A volte, la verità non emerge da una singola, drammatica rivelazione, ma dal meticoloso accostamento di prove che, una volta assemblate, formano un quadro inequivocabile. Il recente rilascio di tre email dalla massa documentale di Jeffrey Epstein operato dai Democratici dell’House Oversight Committee ha proprio questo effetto: non sconvolge la narrazione, la consolida con dettagli che trasformano le supposizioni in certezze.
Le email sono frammenti di conversazioni private che gettano una luce cruda sulle relazioni tra Donald Trump, Jeffrey Epstein e Ghislaine Maxwell, mostrando dinamiche di conoscenza e complicità che Trump ha a lungo tentato di negare o, almeno, di ridimensionare.

L’email più grava, scambiata tra Epstein e Maxwell nell’aprile 2011, cita esplicitamente una delle vittime che aveva passato "ore a casa [di Epstein] con Trump".
Il contesto temporale è significativo: un mese prima che Trump si ritirasse dalle primarie presidenziali del 2012. È un dettaglio che solleva interrogativi sul potenziale leverage, sulla possibilità di un ricatto in gestazione in un momento cruciale della prima incursione di Trump nella politica nazionale.

Tuttavia, è l’email del 2019 a Michael Wolff a rivelare la meccanica della menzogna. Epstein, commentando le dichiarazioni pubbliche di Trump, scrive: "ha detto che mi ha chiesto di dimettermi, mai un membro, mai". Questa non è una semplice smentita tra affaristi. È la correzione, da parte di uno degli attori principali, di una versione dei fatti che Trump stava costruendo per il consumo pubblico. Epstein sta di fatto affermando: "La sua narrazione di allontanamento morale è falsa. Io conosco la verità dei fatti".

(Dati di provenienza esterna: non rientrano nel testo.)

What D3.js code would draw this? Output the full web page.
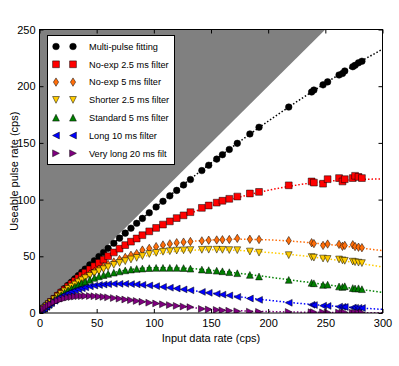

Questa verità trova un’eco imbarazzante nelle dichiarazioni che Trump ha fatto lo scorso luglio. In due distinti momenti, subito dopo che il suo avvocato, Todd Blanche, ebbe incontrato Ghislaine Maxwell in carcere, Trump offrì quella che può essere definita una "confessione calibrata". Ammise di aver saputo che Epstein "rubava" ragazze dallo spa di Mar-a-Lago, di avergli intimato di smettere e, dopo una reiterazione, di averlo cacciato. Arrivò persino a identificare Virginia Giuffre come una di quelle ragazze.
La nuova documentazione, tuttavia, capovolge questa versione auto-assolutoria. Il problema non era solo Epstein. Il reclutamento avveniva attraverso Ghislaine Maxwell. E Trump, stando ai fatti che emergono, non si confrontò con l’architetto della trafficazione, Epstein, ma con la sua reclutatrice sul campo, la Maxwell. E, cosa ancor più grave, la sua reazione non fu di allertare le autorità o di proteggere in modo sistematico il suo staff, ma di gestire la situazione come una questione privata, un fastidio da contenere.
La timeline stessa confessa più di quanto Trump vorrebbe. Giuffre fu "reclutata" da Maxwell nel 2000. Un’altra ragazza fu prelevata anni dopo, forse nel 2004. Trump, secondo la sua stessa ammissione, intervenne solo dopo questo secondo episodio. Ciò significa che per anni, pur essendo a conoscenza del fatto che una sua dipendente minorenne era stata coinvolta nella rete di Epstein, non fece nulla per aiutarla o per fermare il meccanismo.
L’azione di Todd Blanche, che ha incontrato Maxwell prima delle dichiarazioni di Trump, assume ora un significato più oscuro. Non fu un semplice colloquio legale. Appare sempre più come una coordinata preparazione della difesa, un allineamento delle versioni che ha portato Trump a fornire un "limited hangout": un’ammissione parziale della verità, studiata per assorbire lo shock di rivelazioni future e per incanalare le colpe esclusivamente verso Epstein, l’unico attore ormai silenziato.
Il rilascio di queste email nello stesso giorno in cui Adelita Grijalva sta per essere insediata, fornendo il 218esimo voto cruciale per forzare il rilascio completo dei file Epstein, non è una coincidenza. È un avvertimento. È la prova che i documenti ancora secretati contengono conferme ancor più esplicite di queste relazioni pericolose.
La storia non è più solo quella di un presidente amico di un pedofilo. È la storia di un uomo che sapeva del traffico di minori che avveniva nella sua proprietà, che parlò con i trafficanti, ma che scelse di non intervenire per fermarli, preferendo proteggere sé stesso. E ora, con il suo avvocato, sembra lavorare per silenziare l’unica altra persona, oltre a lui, che può raccontare fino in fondo quella verità: Ghislaine Maxwell.